Its original cost was incalculable. The money that was expended in its construction, by our fathers, might perhaps be reckoned. How many dollars and cents they gave and loaned to the State and borrowed for it, in order to build the massive structure of popular sovereignty and freedom, and cement this Union, might possibly be computed. But they also gave for it what has no material equivalent. And if one wishes to have even a faint idea of what this government cost, let him go to Lexington and Concord, to Breed’s Hill and Saratoga, to Brooklyn, Bennington and Yorktown, to Cowpens and Eutaw Springs, and to all those places famed in American History, where the blood of our father’s flowed like water, as the price which was paid not simply for our liberty, but chiefly for our Law, for our Government.—They counted nothing dear unto them if only they might rear a political fabric unlike and more glorious than all others.

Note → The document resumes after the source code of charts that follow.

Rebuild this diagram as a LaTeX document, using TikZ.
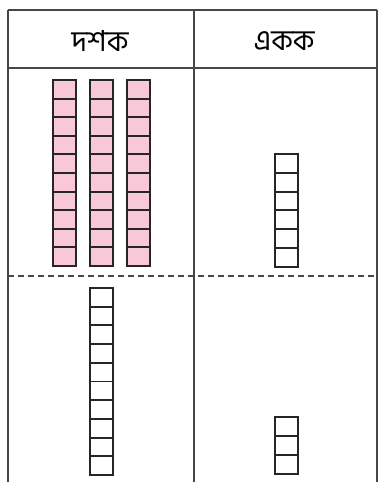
\documentclass[tikz,border=0pt]{standalone}
\usepackage{fontspec}
\newfontfamily\bengalifont[Script=Bengali]{Hind Siliguri}
\definecolor{rodpink}{RGB}{248,200,216}
\definecolor{gridgray}{RGB}{70,70,70}

\begin{document}
\begin{tikzpicture}[x=1pt,y=-1pt,
    rule/.style={gridgray,line width=1.7pt},
    cell/.style={draw=black!85,line width=1.9pt},
    head/.style={font=\bengalifont\fontsize{29}{34}\selectfont}]
  \useasboundingbox (0,0) rectangle (380,482);
  % ---------- table frame
  \coordinate (tl) at (8,10);
  \coordinate (tr) at (377,10);
  \coordinate (bl) at (8,482);
  \coordinate (br) at (377,482);
  \coordinate (tm) at (194,10);
  \coordinate (bm) at (194,482);
  \draw[rule] (tl) -- (tr);
  \draw[rule] (tl) -- (bl);
  \draw[rule] (tr) -- (br);
  \draw[rule] (tm) -- (bm);
  \draw[rule] (8,68) -- (377,68);
  \draw[rule,dash pattern=on 6pt off 4pt] (8,276) -- (377,276);
  % ---------- headings
  \node[head] (tens) at (100,41) {দশক};
  \node[head] (ones) at (284,41) {একক};
  % ---------- upper row: three tens rods and six ones
  \foreach \x in {53,90,127}{
    \foreach \k in {0,...,9}
      \draw[cell,fill=rodpink] (\x,80+\k*18.6) rectangle ++(23,18.6);}
  \foreach \k in {0,...,5}
    \draw[cell] (275,154+\k*18.8) rectangle ++(23,18.8);
  % ---------- lower row: one tens rod and three ones
  \foreach \k in {0,...,9}
    \draw[cell] (90,288+\k*18.7) rectangle ++(23,18.7);
  \foreach \k in {0,...,2}
    \draw[cell] (275,417+\k*19) rectangle ++(23,19);
\end{tikzpicture}
\end{document}
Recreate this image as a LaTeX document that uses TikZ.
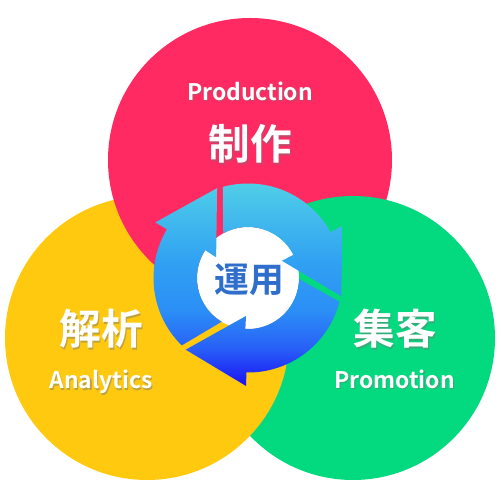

Within this temple of freedom, purchased with money, when money was the price, and with blood when blood was the price, our fathers enthroned Liberty and Law, and secured for us a citizenship which combines for us the privileges of authority with the attributes of subjection and obedience. No other Government can be so strong, because it represents the will of the people; none so free, because it enlists their hearts. Its cost was inestimable, but its value infinitely exceeds the cost. What are the treasures paid for it, the sufferings and hardships and lives given to it, compared with what it has been worth to our fathers as a possession and to their children as a heritage[?] Valley Forge, Bunker’s Hill, Brandywine and Germantown, were all a small price for so strong, so free, so glorious institutions as those under which we have lived.

But its worth has been augmenting every day. In all material advantages and splendors it has been gaining with an unparalelled speed. It has overspread a continent with its blessings. It has filled the world with its fame. On all seas and in all countries its “star spangled banner” has commanded respect, persuaded admiration, and been the beacon of struggling nations. It has waved in the fore front of the advancing movement of the world’s inhabitants in their tidal progress toward popular freedom, purified and strengthened by submission to law. Its memories are knit into the hallowed past. Its bonds hold together the living and the dead. It connects us with Washington[,] our national father, and with all those noble names of heroes, statesmen, warriors and patriots, which are inscribed in luminous letters on the scroll of our country’s history. It is associated with all that we have known and loved and honored. It has impressed its value upon all our interests and estates, upon our domestic security and happiness, upon our science and art and literature, upon the graves of our ancestors, and upon the hopes with which we anticipate the generations of the future. It has wound itself around our hearts, our homes, our persons, our altars, and all that we cherish and ‘prize, by a thousand cords of sympathy and affection. It is more to us than houses or lands or commerce; more than father or mother or wife or children; more than life itself, for in its preservation and permanence, these all have protection and security and continue to be blessings beyond price. It is more to us than any other earthly good, because in its embrace and care all other earthly good resides. It is the best heritage we can leave to our children, for it is the only power that will secure to them and guard for them any other inheritance we may leave. Its continued and permanent existence is the only guarantee of the wealth, the happiness, the earthly welfare of the myriads who shall derive from us their being, their names and their mortal destiny. It is the citadel of every hope, every joy and honor, of all virtue and all love.

And now what is it worth? If a foreign foe should ask this question with sword in hand, we should give no less an answer than our blood. And is it worth less when the hands of those it has fostered, aim their blows at its very heart and life? Is it worth less when those who have fought and won renown under its flag, clamor for its overthrow and exult in its anticipated destruction?—Will we give less to secure it from treason than from foreign ambition? No! to us, it is wealth, security, protection—To us it is honor, fireside, religion—To us and to the unborn generations who come after us, it is Liberty and Law. It is the fortress of our safety. It is the temple of our freedom, of our obedience and praise, of our reverence and love, where we have worshipped, and where the coming ages will worship unless God has forsaken us. Confiding in his strength, we tell the armed traitors who conspire its overthrow, and who have lifted their sacreligious hands against its honor and its flag, that we—though it be worth nothing to them—will give for it and to it, all and more than our fathers gave; that we will defend it to the last; that there is no treasure in our coffers and no blood in our hearts, that we will not give for that which is priceless, and we will thus purchase and transmit it to our children, as their best heritage.

In this contest let not Vermont be behind her sister States. Vermont owes a great debt to the Union, and let her meet the first installment in men and money, with a unanimous generosity. The hours are precious.—Waste no time in talk! Act! When the issue presents itself as now, Government or no Government—Law or no Law, Liberty or Anarchy—let there be no questioning as to “What is all this worth?”